L’écueil qu’ont pour dénominateur commun ces initiatives tient en leur anthropocentrisme multiséculaire. Elles sont mues par ce même désir de préserver une nature, propriété de l’Homme, par l’Homme et pour l’Homme. Et ce, dans l’objectif ultime d’entretenir un système économique dont on sait pourtant qu’il est en bonne partie à l’origine de la dégradation des écosystèmes.
L’enjeu est de fonder un nouveau rapport à la Nature
Or, parce que l’Homme n’a d’avenir dans un environnement exsangue, ce qu’exige désormais le réel et que notre raison n’arrive à concevoir ou se refuse à reconnaître apparaît de plus en plus clairement. Pour garantir notre avenir, il ne s’agit plus uniquement de tempérer l’impact humain sur le Vivant, à grand renfort d’innovations et de stratégies de développement durable dans tel et tel secteurs. Véritable changement de paradigme, l’enjeu est de fonder un nouveau rapport à la Nature et d’instituer une gouvernance de la Terre.
Cette ambition exige d’abord de rompre avec l’idée enracinée en Occident, notamment avec Descartes, de la séparation de l’Homme de la Nature. Au fil des siècles, celle-ci a injustement validé l’hégémonie d’un Homme sujet et propriétaire exclusif d’une Nature objet dont il peut librement disposer jusqu’à en outrepasser les limites et cycles. Convoqués par cette nécessaire transition philosophique et culturelle, nous devons nous repenser non plus comme souverains mais en tant qu’entités accompagnatrices et interdépendante de l’ensemble du monde vivant.
Une approche davantage biocentrée
Dans cette perspective, l’Homme devient un membre de la Communauté de la Terre et cette dernière, ainsi que les écosystèmes qui la composent, ne sont plus alors envisagés comme une collection de ressources mais un ensemble d’organismes vivants aux fonctions et rôles interdépendants.
En adoptant progressivement une approche davantage biocentrée, nous serons à même d’établir des règles systémiques non plus dictées par la seule raison humaine mais guidées par les lois fondamentales de la Nature, doctrine que l’écothéologien américain Thomas Berry a théorisée sous le nom de Jurisprudence de la Terre. Selon cette philosophie, la Terre et l’Univers sont les sources primaires des lois naturelles qui régissent la vie. La Jurisprudence de la Terre fournit la base philosophique à sa gouvernance. Et celle-ci commence par notre Pacte commun.
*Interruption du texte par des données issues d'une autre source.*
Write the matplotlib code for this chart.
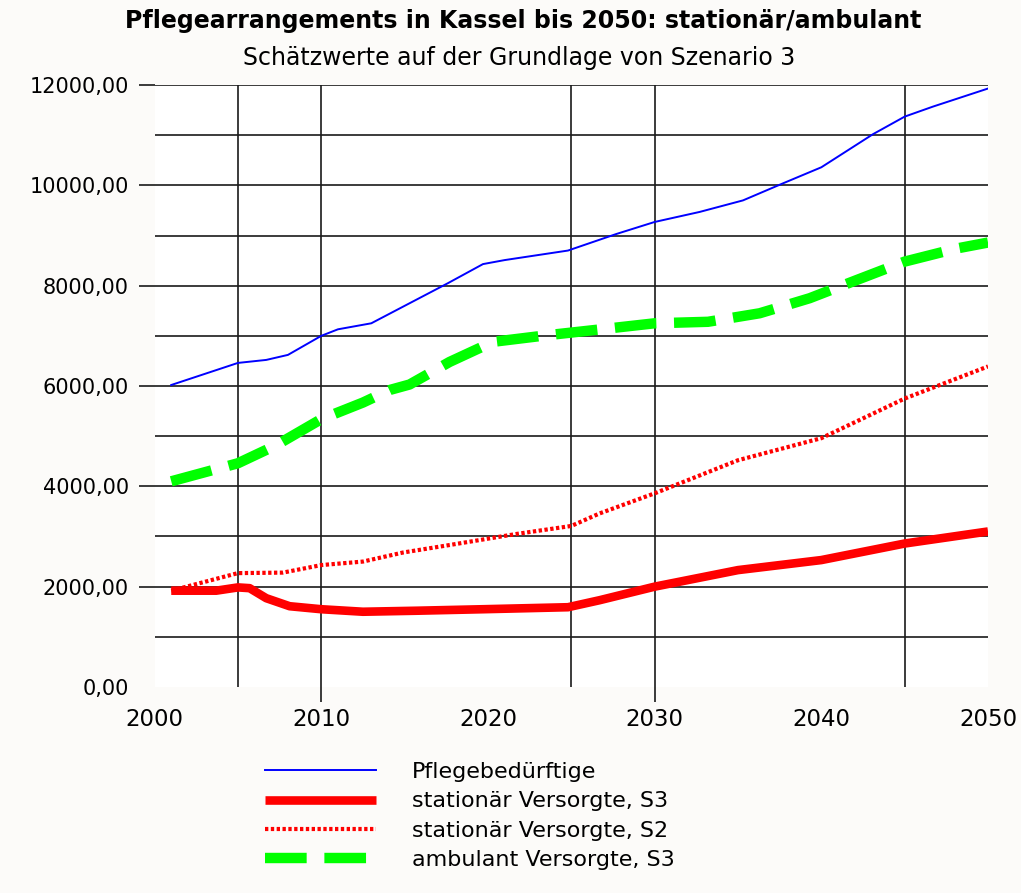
import matplotlib.pyplot as plt
import numpy as np

# Pflegebeduerftige insgesamt
jahre_pb = [2001, 2005, 2006.7, 2008, 2010, 2011, 2013, 2015.3, 2017.6, 2019.7, 2021,
            2024.8, 2027.7, 2030, 2032.7, 2035.3, 2037.7, 2040, 2043.1, 2045, 2046.7, 2050]
werte_pb = [6020, 6460, 6520, 6620, 7000, 7130, 7250, 7650, 8050, 8430, 8510,
            8700, 9030, 9270, 9470, 9700, 10040, 10360, 11020, 11370, 11570, 11930]

# stationaer versorgt, Szenario 3
jahre_st3 = [2001, 2003.7, 2005, 2005.7, 2006.7, 2008.1, 2010, 2012.5, 2015.7, 2019.7,
             2024.8, 2026.7, 2030, 2035, 2040, 2045, 2050]
werte_st3 = [1920, 1920, 1985, 1970, 1770, 1610, 1550, 1500, 1520, 1550,
             1590, 1730, 2000, 2330, 2530, 2860, 3100]

# stationaer versorgt, Szenario 2
jahre_st2 = [2001, 2005, 2007.7, 2010, 2012.5, 2014.9, 2017.7, 2021.7, 2025, 2026.7,
             2030, 2035, 2040, 2045, 2050]
werte_st2 = [1920, 2270, 2280, 2430, 2500, 2680, 2830, 3050, 3210, 3460,
             3860, 4520, 4960, 5750, 6390]

# ambulant versorgt, Szenario 3
jahre_amb = [2001, 2005, 2007.3, 2010, 2012.5, 2014.1, 2015.3, 2017.7, 2020.3, 2023.5,
             2026.5, 2030, 2033.2, 2036.3, 2039.3, 2042.1, 2045, 2048.1, 2050]
werte_amb = [4100, 4460, 4820, 5340, 5670, 5920, 6030, 6480, 6880, 7010,
             7120, 7250, 7280, 7450, 7750, 8110, 8480, 8740, 8860]

x_ticks = [2000, 2010, 2020, 2030, 2040, 2050]
y_ticks = [0, 2000, 4000, 6000, 8000, 10000, 12000]
y_labels = [f"{v:.2f}".replace('.', ',') for v in y_ticks]
gitter_jahre = [2005, 2010, 2025, 2030, 2045]   # senkrechte Linien im Bild
strich_jahre = [2010, 2030]                      # diese gehen unter die Achse

fig = plt.figure(figsize=(10.21, 8.93), dpi=100)
fig.patch.set_facecolor('#fcfbf9')
ax = fig.add_axes([0.1514, 0.2307, 0.8163, 0.6741])
ax.set_facecolor('white')

# Gitter
ax.vlines(gitter_jahre, 0, 1, transform=ax.get_xaxis_transform(),
          color='#1a1a1a', lw=1.2, zorder=1)
ax.vlines(strich_jahre, -0.025, 0, transform=ax.get_xaxis_transform(),
          color='#1a1a1a', lw=1.2, zorder=1, clip_on=False)
ax.set_yticks(y_ticks)
ax.set_yticks(np.arange(1000, 12000, 2000), minor=True)
ax.grid(axis='y', which='both', color='#1a1a1a', lw=1.2, zorder=1)
ax.get_ygridlines()[0].set_visible(False)
ax.set_axisbelow(True)

ax.plot(jahre_pb, werte_pb, color='#0000ff', lw=1.4, label='Pflegebedürftige', zorder=3)
ax.plot(jahre_st3, werte_st3, color='#ff0000', lw=6.2, label='stationär Versorgte, S3',
        solid_capstyle='butt', zorder=3)
ax.plot(jahre_st2, werte_st2, color='#ff0000', lw=3, linestyle=(0, (0.8, 0.6)),
        label='stationär Versorgte, S2', zorder=4)
ax.plot(jahre_amb, werte_amb, color='#00ff00', lw=7.5, linestyle=(0, (4.0, 1.7)),
        label='ambulant Versorgte, S3', zorder=5)

ax.set_xlim(2000, 2050)
ax.set_ylim(0, 12000)
for s in ax.spines.values():
    s.set_visible(False)

ax.set_xticks(x_ticks)
ax.tick_params(axis='x', which='major', length=0, pad=15, labelsize=16.5)
ax.set_yticklabels(y_labels)
ax.tick_params(axis='y', which='major', length=11.5, width=1.2, color='#1a1a1a',
               pad=7, labelsize=15)
ax.tick_params(axis='y', which='minor', length=0)
# bei 0 kein Strich
ax.yaxis.get_major_ticks()[0].tick1line.set_visible(False)

fig.text(0.512, 0.977, 'Pflegearrangements in Kassel bis 2050: stationär/ambulant',
         ha='center', va='center', fontsize=17, fontweight='bold')
fig.text(0.508, 0.935, 'Schätzwerte auf der Grundlage von Szenario 3',
         ha='center', va='center', fontsize=17)

fig.legend(loc='upper left', bbox_to_anchor=(265 / 1021, 1 - 762 / 893),
           frameon=False, fontsize=16, handlelength=5.0, handletextpad=1.6,
           labelspacing=0.42, borderpad=0, borderaxespad=0)

fig.savefig('out.png', dpi=100, facecolor=fig.get_facecolor())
Le contrat social d’Hobbes, Locke et Rousseau liant les hommes entre eux, en excluant la Nature du monde, se transforme en un contrat naturel, tel que proposé par le philosophe et académicien Michel Serres, qui vient lier la société humaine au monde naturel auquel elle appartient.
Coopération avec les écosystèmes
C’est sur la base de la Jurisprudence de la Terre et du contrat naturel que peut s’établir la gouvernance de la Terre que l’avocat environnemental Cormac Cullinan définit en paraphrasant Abraham Lincoln comme « le gouvernement du peuple, par le peuple, pour la Terre ». L’idée est d’étendre notre démocratie à des entités non humaines telles des écosystèmes en élaborant des cadres et règles qui permettent à chaque composante de la Communauté de la Terre de jouer son rôle et de prospérer durablement. Gouverner en faveur de la planète, c’est nécessairement gouverner au service de l’Homme puisque du bien-être des écosystèmes dépend indissociablement celui des êtres humains. Nourrie de la Jurisprudence de la Terre et mise en œuvre à destination de la Communauté du Vivant, cette gouvernance vise in fine à bâtir une relation mutuellement bénéfique entre l’Homme et la Nature, sous la forme d’une coopération avec les écosystèmes dans le respect de leur intégrité et de leurs fonctions.
Reconnaître à la Nature ses droits
Pareille ambition, aussi vitale qu’exigeante pour nos esprits anthropocentrés, requiert de reconnaître à la Nature ses droits au titre de sa valeur intrinsèque. Notamment celui de vivre, de se régénérer, d’être protégée et restaurée en cas de dégradation. En reconnaissant ainsi les écosystèmes comme sujets de droits, véritable révolution juridique et philosophique s’il en est, l’Homme sera mieux à même de protéger la biosphère. Mais surtout, les Droits de la Nature, en tant que rouages de la gouvernance de la Terre et condition préalable au respect des Droits de l’Homme, ont vocation à irriguer l’ensemble des champs du droit afin de contribuer, dans tous les secteurs (économie, éducation, science, etc.), à façonner une société plus symbiotique avec les écosystèmes. Signe encourageant, des Etats-Unis à la Nouvelle-Zélande, de l’ONU à l’Equateur, les Droits de la Nature se développent à travers le monde depuis les années 2000.
Ces nouveaux concepts pourront sembler angéliques, pompeux ou inapplicables. On n’efface pas des siècles d’anthropocentrisme en un jour, ni même en quelques années. Heureusement l’impossible est temporaire. Souvenons-nous que des siècles ont été nécessaires à l’avènement des Droits de l’Homme, et que, depuis leur consécration, ce qui était jusqu’alors inimaginable est devenu une évidence pour tous. Que l’Histoire alors nous inspire puisqu’elle nous commande. Car nous sommes probablement la seule génération à disposer de toutes les cartes possibles pour contenir la crise environnementale à un monde vivable et sans doute aussi la dernière à pouvoir encore le faire.